You could consider this reason an extension of Reason #2, but I am thankful for Christmas trees.
At this point you might be thinking, “Is this blogger completely obsessed with Christmas?” But being thankful for Christmas trees has less to do with Christmas and more to do with what they represent to me. Christmas trees are canvases, spaces where the individual can create a visual story from remembering a loved one to celebrating a first memory.

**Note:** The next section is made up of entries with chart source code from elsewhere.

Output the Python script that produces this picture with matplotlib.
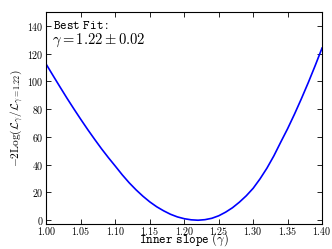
import matplotlib
matplotlib.use('Agg')
import matplotlib.pyplot as plt

# inner slope gamma and -2 log likelihood ratio
gamma = [1.00, 1.01, 1.02, 1.03, 1.04, 1.05, 1.06, 1.07, 1.08, 1.09,
         1.10, 1.11, 1.12, 1.13, 1.14, 1.15, 1.16, 1.17, 1.18, 1.19,
         1.20, 1.21, 1.22, 1.23, 1.24, 1.25, 1.26, 1.27, 1.28, 1.29,
         1.30, 1.31, 1.32, 1.33, 1.34, 1.35, 1.36, 1.37, 1.38, 1.39, 1.40]
loglike = [112.0, 103.8, 95.7, 87.7, 80.0, 72.5, 65.2, 58.2, 51.4, 45.0,
           38.9, 32.7, 27.0, 21.9, 17.3, 13.2, 9.7, 6.8, 4.3, 2.4,
           1.1, 0.3, 0.0, 0.4, 1.4, 3.2, 5.8, 9.0, 13.0, 17.6,
           23.0, 29.8, 37.5, 46.3, 56.2, 65.9, 76.4, 87.5, 99.1, 111.3, 124.0]

xticks = [1.00, 1.05, 1.10, 1.15, 1.20, 1.25, 1.30, 1.35, 1.40]
yticks = [0, 20, 40, 60, 80, 100, 120, 140]

plt.rcParams['mathtext.fontset'] = 'cm'

fig = plt.figure(figsize=(3.32, 2.49), dpi=100)
ax = fig.add_axes([0.140, 0.1016, 0.830, 0.8504])
ax.plot(gamma, loglike, color='blue', lw=1.2)

ax.set_xlim(1.00, 1.40)
ax.set_ylim(-2.5, 150)
ax.set_xticks(xticks)
ax.set_xticklabels(['$%.2f$' % t for t in xticks], fontsize=7.2)
ax.set_yticks(yticks)
ax.set_yticklabels(['$%d$' % t for t in yticks], fontsize=7.2)
ax.tick_params(direction='in', top=True, right=True, length=3.5, width=0.6)
ax.tick_params(axis='x', pad=1.2)
ax.tick_params(axis='y', pad=2.0)
for s in ax.spines.values():
    s.set_linewidth(0.8)

# typewriter text through mathtext (cmtt), like the original LaTeX labels
ax.set_xlabel(r'$\mathtt{Inner\ slope\ (}\gamma\mathtt{)}$', fontsize=9, va='bottom')
ax.xaxis.set_label_coords(0.555, 0.006, transform=fig.transFigure)
ax.set_ylabel(r'$-2\mathrm{Log}(\mathcal{L}_\gamma/\mathcal{L}_{\gamma=1.22})$', fontsize=8.2,
              va='center')
ax.yaxis.set_label_coords(-0.105, 0.5)

ax.text(0.025, 0.965, r'$\mathtt{Best\ Fit:}$', transform=ax.transAxes,
        fontsize=9, va='top', ha='left')
ax.text(0.02, 0.905, r'$\gamma=1.22\pm0.02$', transform=ax.transAxes,
        fontsize=10.5, va='top', ha='left')

fig.savefig('out.png', dpi=100)
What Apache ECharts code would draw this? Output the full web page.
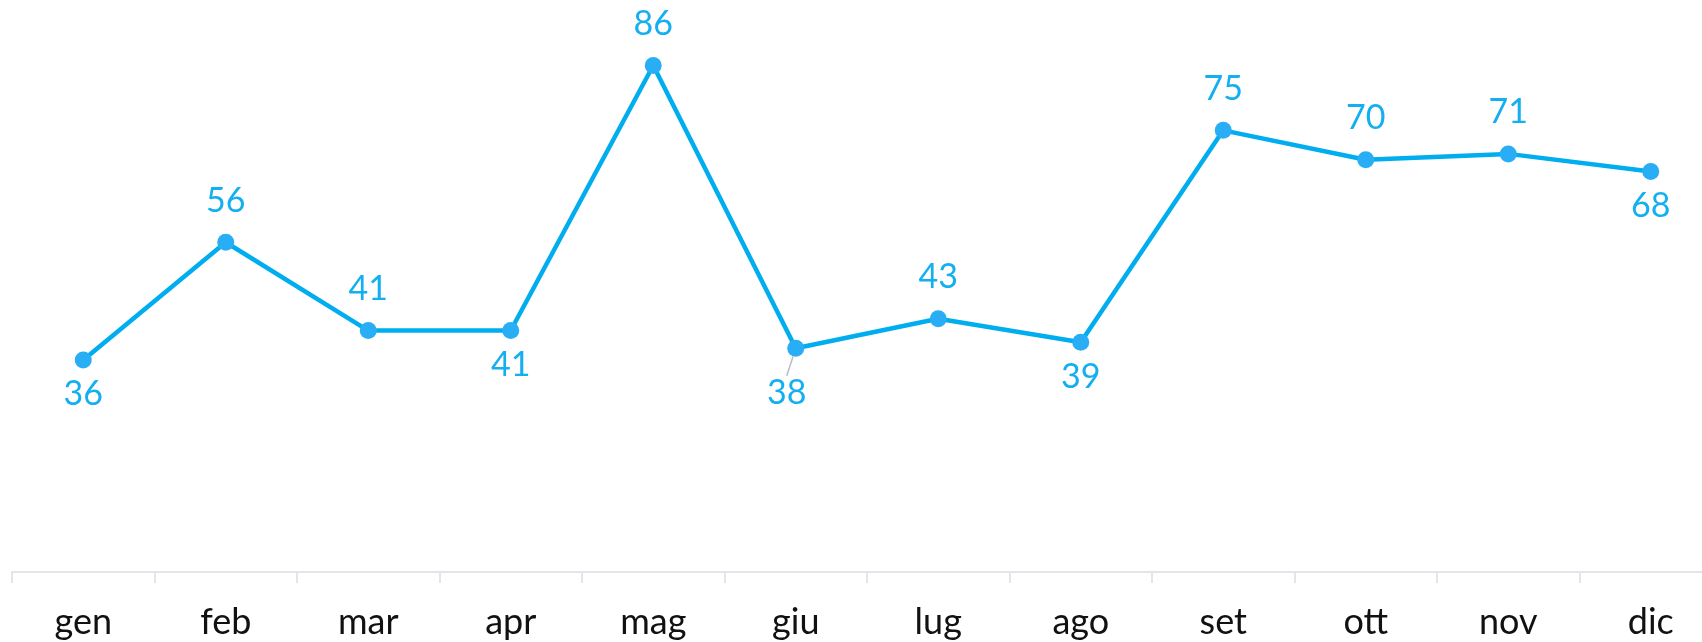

For me, my Christmas tree serves as a reminder with ornaments symbolizing moments in my life I feel are worth preserving. Some are sad, with deceased pets’ names on them. Some celebrate my geek love, with ornaments with my favorite characters and movies on them. Others are miscellaneous, and I put them on because I think they might aesthetically complement the ones I already put on the tree. Then there are the ones that mark how I’ve grown up. My hobbies over the years, how I looked during those elementary school holiday bazaars, and the ornament with a picture of me as a baby.
This year my Christmas tree takes on another meaning. Because I will most likely be living somewhere for graduate school next year, this year’s tree will probably be the last Christmas tree I put up at home. And so I am thankful for my Christmas tree because this year the story it will tell will be the story of the house I have lived in since I was born, of the memories amassed over the years spent in that home and growing up in my town, and of the many wonderful Christmases spent there (no matter how cranky people became). And next year I will put up a Christmas tree and will remember again with the new memories that have been created from the past Christmas. And I will be thankful for those memories.